In our latest video, C3’s Nanci Hibschman discusses how to establish the rebuttable presumption of reasonableness and outlines a clear process nonprofits can follow to protect their organization and ensure executive pay remains compliant, competitive, and reasonable.

VIDEO TRANSCRIPT

 Hi, I’m Nanci Hibschman, President and Managing Director with C3 Nonprofit Consulting Group. C3 exists to partner with the world’s most impactful organizations to navigate people and culture solutions. Our vision: a society in which nonprofit employment is synonymous with meaningful work, thriving culture, and competitive, fair, and sustainable pay.

As nonprofit board members, you have a fiduciary duty to ensure your organization’s resources are used properly. A key aspect of this duty involves setting reasonable executive compensation. When compensation is excessive, your organization risks penalties under Section 4958 of the Internal Revenue Code, which addresses excess benefit transactions, or if you’re a board member of a private foundation under Section 4941, which addresses self-dealing rules.
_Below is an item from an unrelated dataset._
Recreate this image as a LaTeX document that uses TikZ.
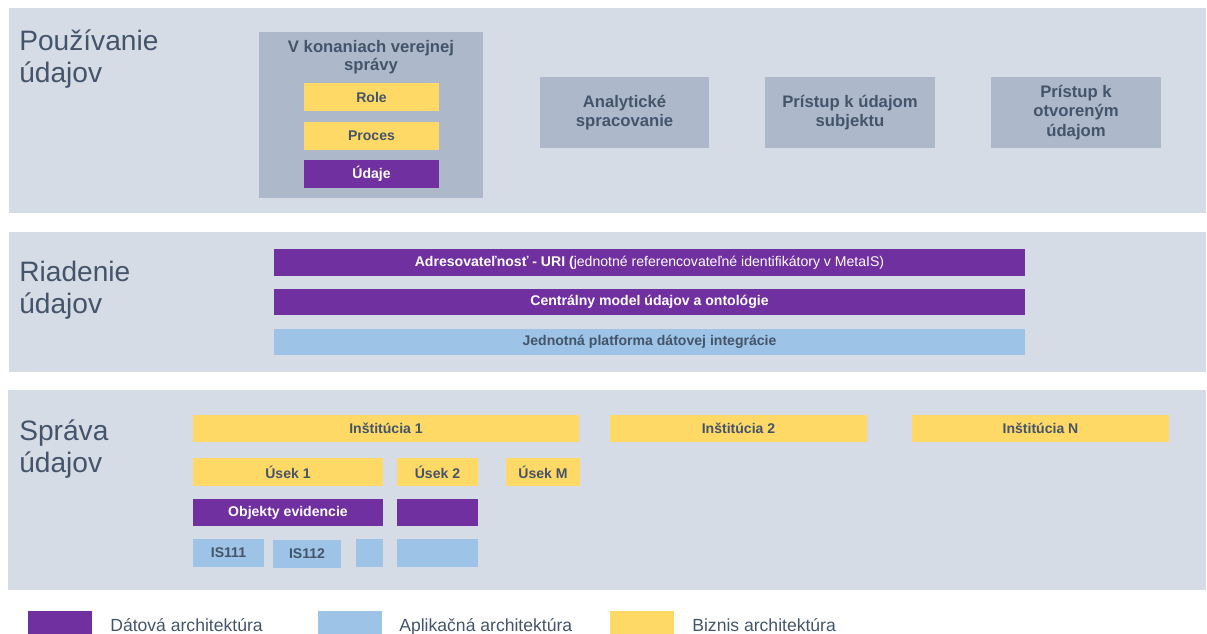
\documentclass[tikz,border=0pt]{standalone}
\usepackage{fontspec}
\setmainfont{Liberation Sans}
\definecolor{pozadie}{HTML}{D6DCE5}
\definecolor{sivy}{HTML}{ADB9CA}
\definecolor{pismo}{HTML}{44546A}
\definecolor{biznis}{HTML}{FFD966}
\definecolor{datova}{HTML}{7030A0}
\definecolor{aplik}{HTML}{9DC3E6}

\begin{document}
\begin{tikzpicture}[x=0.02cm,y=-0.02cm]
\tikzset{every node/.style={inner sep=0pt,text=pismo},
  sz/.style 2 args={minimum width=#1*0.02cm,minimum height=#2*0.02cm},
  vrstva/.style={font=\fontsize{16}{18.5}\selectfont,align=left,anchor=base west},
  oblast/.style={fill=sivy,font=\fontsize{9.5}{11}\selectfont\bfseries,align=center},
  biz/.style={fill=biznis,font=\fontsize{8}{9.6}\selectfont\bfseries},
  dat/.style={fill=datova,text=white,font=\fontsize{8}{9.6}\selectfont\bfseries},
  apl/.style={fill=aplik,font=\fontsize{8}{9.6}\selectfont\bfseries},
  legenda/.style={font=\fontsize{10}{12}\selectfont,anchor=base west}}
\useasboundingbox (0,0) rectangle (1207,634);
% layers
\fill[pozadie] (9,8) rectangle (1206,213);
\fill[pozadie] (9,232) rectangle (1206,372);
\fill[pozadie] (8,390) rectangle (1206,590);
\node (pouzivanie) [vrstva] at (19,83) {Používanie\\údajov};
\node (riadenie) [vrstva] at (19,314) {Riadenie\\údajov};
\node (sprava) [vrstva] at (19,473) {Správa\\údajov};

% usage
\node (konanie) [oblast, sz={224}{166}] at (371,115) {};
\node (konanie-t) [font=\fontsize{9.5}{10.3}\selectfont\bfseries,align=center,anchor=base] at (371,71) {V konaniach verejnej\\správy};
\node (role) [biz, sz={135}{28}] at (371.5,97) {Role};
\node (proces) [biz, sz={135}{28}] at (371.5,136) {Proces};
\node (udaje) [dat, sz={135}{28}] at (371.5,174) {Údaje};
\node (analyt) [oblast, sz={169}{71}] at (624.5,112.5) {Analytické\\spracovanie};
\node (subjekt) [oblast, sz={170}{71}] at (850,112.5) {Prístup k údajom\\subjektu};
\node (otvorene) [oblast, sz={170}{71}] at (1076,112.5) {Prístup k\\otvoreným\\údajom};

% governance
\node (uri) [dat, sz={751}{27}] at (649.5,262.5) {Adresovateľnosť - URI (\mdseries jednotné referencovateľné identifikátory v MetaIS)};
\node (model) [dat, sz={751}{26}] at (649.5,302) {Centrálny model údajov a ontológie};
\node (platforma) [apl, sz={751}{26}] at (649.5,342) {Jednotná platforma dátovej integrácie};

% management
\node (inst1) [biz, sz={386}{27}] at (386,428.5) {Inštitúcia 1};
\node (inst2) [biz, sz={257}{27}] at (738.5,428.5) {Inštitúcia 2};
\node (instN) [biz, sz={257}{27}] at (1040.5,428.5) {Inštitúcia N};
\node (usek1) [biz, sz={190}{28}] at (288,472) {Úsek 1};
\node (usek2) [biz, sz={81}{28}] at (437.5,472) {Úsek 2};
\node (usekM) [biz, sz={74}{28}] at (543,472) {Úsek M};
\node (objekty) [dat, sz={190}{27}] at (288,512.5) {Objekty evidencie};
\node (objekty2) [dat, sz={81}{27}] at (437.5,512.5) {};
\node (is111) [apl, sz={71}{28}] at (228.5,553) {IS111};
\node (is112) [apl, sz={68}{28}] at (307,554) {IS112};
\node (is113) [apl, sz={27}{28}] at (369.5,553) {};
\node (is2) [apl, sz={81}{28}] at (437.5,553) {};

% legend
\node (leg-dat) [dat, sz={64}{24}] at (60,623) {};
\node (leg-dat-t) [legenda] at (110,631) {Dátová architektúra};
\node (leg-apl) [apl, sz={64}{24}] at (350,623) {};
\node (leg-apl-t) [legenda] at (399,631) {Aplikačná architektúra};
\node (leg-biz) [biz, sz={64}{24}] at (642,623) {};
\node (leg-biz-t) [legenda] at (692,631) {Biznis architektúra};
\end{tikzpicture}
\end{document}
Section 4958 established intermediate sanctions – significant excise taxes that can be imposed on executives who receive excessive compensation and on board members who approve it. These penalties can reach up to 200% of the excess benefit amount for the executive, and up to 10% for board members who knowingly approved excessive compensation.

Fortunately, the IRS provides a safe harbor known as the rebuttable presumption of reasonableness. When you follow three steps as outlined under the safe harbor, the burden shifts to the IRS to prove compensation is unreasonable. Private foundations, while not able to benefit from the safe harbor given different regulations govern them, will still benefit from following these steps. They are:

First, compensation decisions must be made by an independent board or committee thereof with no conflicts of interest regarding the compensation arrangement.
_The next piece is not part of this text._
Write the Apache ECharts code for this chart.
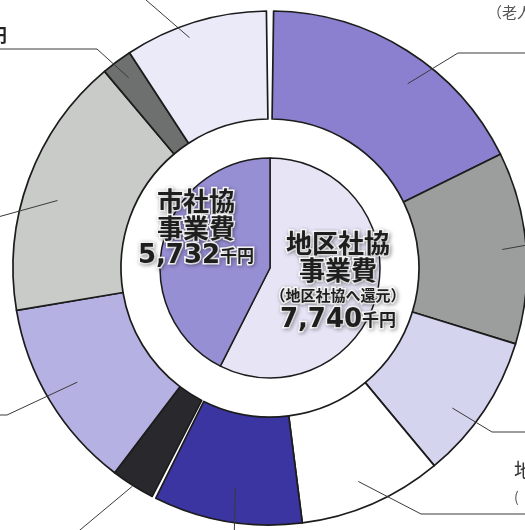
<!DOCTYPE html>
<html><head><meta charset="utf-8">
<script src="https://cdn.jsdelivr.net/npm/echarts@6/dist/echarts.min.js"></script>
<style>html,body{margin:0;padding:0;background:#fff}#c{width:525px;height:530px}</style>
</head><body><div id="c"></div>
<script>
// ---- data ----
const innerNames = ['地区社協事業費', '市社協事業費'];
const innerValues = [7740, 5732];               // 千円
const districtValues = [2369, 1636, 1246, 1224, 1265];
const cityValues = [374, 1635, 2241, 262, 1220];
const outerFragments = ['（老人', '', '', '地\n(', '', '', '', '', '千円', ''];

// ---- style ----
const innerColors = ['#e6e4f5', '#978fd4'];
const districtColors = ['#8a80cf', '#9c9d9d', '#d5d4ef', '#ffffff', '#3b35a2'];
const cityColors = ['#29282d', '#b5b1e2', '#c9cbc9', '#6e6f6f', '#ebeaf8'];
const CX = 270, CY = 268, R_PIE = 110, R_IN = 149, R_OUT = 257;
const GAP_TOP = 1.6, GAP_BOTTOM = 0.9;
// leader lines: [angle offset from slice middle, start radius, elbow dx, elbow dy, end dx, end dy]
const leaders = [
  [4.5, 230, 188, -215, 320, -215],
  [0, 233, 290, -29, 290, -29],
  [3.8, 230, 222, 164, 320, 164],
  [1, 231, 151, 246, 320, 246],
  [-0.6, 222, -36, 277, -36, 277],
  [0, 258, -214, 282, -214, 282],
  [0.5, 224, -263, 147, -330, 147],
  [-2.6, 223, -272, -51, -330, -51],
  [0, 237, -173, -219, -330, -219],
  [-2.3, 244, -147, -288, -147, -288]
];
// fragment label positions (offset from centre) and alignment
const fragPos = {0: [217, -256, 'left'], 3: [244, 215, 'left'], 8: [-263, -233, 'right']};

const total = innerValues[0] + innerValues[1];
const districtSpan = 360 * innerValues[0] / total;

function midAngles(values, a0, a1) {
  const sum = values.reduce((s, v) => s + v, 0);
  let cum = 0;
  return values.map(v => { const m = a0 + (cum + v / 2) / sum * (a1 - a0); cum += v; return m; });
}
const mids = midAngles(districtValues, GAP_TOP / 2, districtSpan - GAP_BOTTOM / 2)
  .concat(midAngles(cityValues, districtSpan + GAP_BOTTOM / 2, 360 - GAP_TOP / 2));

function polar(a, r) {
  const t = a * Math.PI / 180;
  return [CX + r * Math.sin(t), CY - r * Math.cos(t)];
}

const halo = {
  textBorderColor: '#ffffff', textBorderWidth: 3,
  textShadowColor: 'rgba(0,0,0,0.3)', textShadowBlur: 4, textShadowOffsetX: 1, textShadowOffsetY: 1
};
const cjk = '"Noto Sans CJK JP", sans-serif';
const rich = {
  t: Object.assign({fontFamily: cjk, fontWeight: 'bold', fontSize: 26, lineHeight: 27, color: '#1e1e1e'}, halo),
  s: Object.assign({fontFamily: cjk, fontWeight: 'bold', fontSize: 15, lineHeight: 22, color: '#1e1e1e'}, halo),
  n: Object.assign({fontFamily: '"DejaVu Sans", sans-serif', fontWeight: 'bold', fontSize: 26, lineHeight: 28, color: '#1e1e1e'}, halo),
  u: Object.assign({fontFamily: cjk, fontWeight: 'bold', fontSize: 17, lineHeight: 28, color: '#1e1e1e'}, halo)
};
function fmtNum(v) { return v.toLocaleString('en-US'); }
const innerLabelPos = [[68, 14], [-74, -39]];

function fragmentLabel(k) {
  if (k === 8) return {fontSize: 18, fontWeight: 'bold', color: '#222'};
  if (k === 3) return {rich: {a: {fontFamily: cjk, fontSize: 20, lineHeight: 28, color: '#333'}, b: {fontFamily: cjk, fontSize: 14, lineHeight: 26, color: '#555'}}, formatter: '{a|地}\n{b|(}'};
  if (k === 0) return {fontSize: 15, color: '#555'};
  return {};
}

// ring of slices (no labels)
function ringSeries(values, colors, startAngle, endAngle) {
  return {
    type: 'pie', radius: [R_IN, R_OUT], center: [CX, CY],
    startAngle: startAngle, endAngle: endAngle, clockwise: true,
    avoidLabelOverlap: false, silent: true, animation: false, z: 2,
    itemStyle: {borderColor: '#1c1c1c', borderWidth: 1.7},
    label: {show: false}, labelLine: {show: false},
    data: values.map((v, i) => ({value: v, itemStyle: {color: colors[i]}}))
  };
}
// same slices, transparent, carrying the leader lines & labels above the ring
function leaderSeries(values, startAngle, endAngle, offset) {
  return {
    type: 'pie', radius: [R_IN, R_OUT], center: [CX, CY],
    startAngle: startAngle, endAngle: endAngle, clockwise: true,
    avoidLabelOverlap: false, silent: true, animation: false, z: 5,
    itemStyle: {color: 'rgba(0,0,0,0)', borderWidth: 0},
    label: {
      show: true, position: 'outside',
      formatter: p => outerFragments[offset + p.dataIndex] || ' ',
      fontFamily: cjk, fontSize: 15, color: '#444', lineHeight: 26
    },
    labelLine: {show: true, showAbove: true, lineStyle: {color: '#3a3a3a', width: 1}},
    labelLayout: function (params) {
      const k = offset + params.dataIndex;
      const L = leaders[k];
      const p0 = polar(mids[k] + L[0], L[1]);
      const p1 = [CX + L[2], CY + L[3]];
      const p2 = [CX + L[4], CY + L[5]];
      const fp = fragPos[k];
      const out = {labelLinePoints: [p0, p1, p2], hideOverlap: false};
      if (fp) {
        out.x = CX + fp[0]; out.y = CY + fp[1]; out.align = fp[2]; out.verticalAlign = 'middle';
      } else {
        out.x = p2[0]; out.y = p2[1];
      }
      return out;
    },
    data: values.map((v, i) => ({value: v, label: fragmentLabel(offset + i)}))
  };
}

const dStart = 90 - GAP_TOP / 2, dEnd = 90 - districtSpan + GAP_BOTTOM / 2;
const cStart = 90 - districtSpan - GAP_BOTTOM / 2, cEnd = -270 + GAP_TOP / 2;

const chart = echarts.init(document.getElementById('c'), null, {renderer: 'canvas'});
chart.setOption({
  backgroundColor: '#ffffff',
  animation: false,
  series: [
    {
      type: 'pie', radius: [0, R_PIE], center: [CX, CY], startAngle: 90, clockwise: true,
      avoidLabelOverlap: false, silent: true, animation: false, z: 2,
      itemStyle: {borderColor: '#1c1c1c', borderWidth: 1.5},
      label: {
        show: true, position: 'inside', rich: rich, align: 'center',
        formatter: function (p) {
          if (p.dataIndex === 0) {
            return '{t|地区社協}\n{t|事業費}\n{s|（地区社協へ還元）}\n{n|' + fmtNum(p.value) + '}{u|千円}';
          }
          return '{t|市社協}\n{t|事業費}\n{n|' + fmtNum(p.value) + '}{u|千円}';
        }
      },
      labelLayout: function (params) {
        const o = innerLabelPos[params.dataIndex];
        return {x: CX + o[0], y: CY + o[1], align: 'center', verticalAlign: 'middle'};
      },
      data: innerValues.map((v, i) => ({value: v, name: innerNames[i], itemStyle: {color: innerColors[i]}}))
    },
    ringSeries(districtValues, districtColors, dStart, dEnd),
    ringSeries(cityValues, cityColors, cStart, cEnd),
    leaderSeries(districtValues, dStart, dEnd, 0),
    leaderSeries(cityValues, cStart, cEnd, 5)
  ]
});
</script>
</body></html>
Second, you must rely on appropriate comparability data before approving compensation –and this typically involves the use of compensation surveys compiled by independent firms and/or provision of an independent study performed by a qualified third party. And valuation of total compensation, not just salary, but all forms of current and deferred cash compensation, as well as the value of all benefits.

Third, you must thoroughly document your decision-making process contemporaneously, meaning at the time the decision is made. Your documentation should include the terms of the compensation package, the date of approval, board members present and their votes, comparability data relied upon and how it was obtained, and actions taken by members with potential conflicts of interest.

This documentation is ideally completed within 60 days of the decision and approved at the next committee or board meeting. As a best practice, C3 recommends establishing a regular review cycle for executive compensation and maintaining careful records – demonstrating your diligence and following these procedures.

Remember, reasonable compensation doesn’t mean low or less competitive compensation. It means any compensation that falls within the range of what similar organizations are paying for similar services under similar circumstances.

By following these procedures, you protect both your executives and yourselves from penalties while ensuring your organization engages in appropriate stewardship of its resources.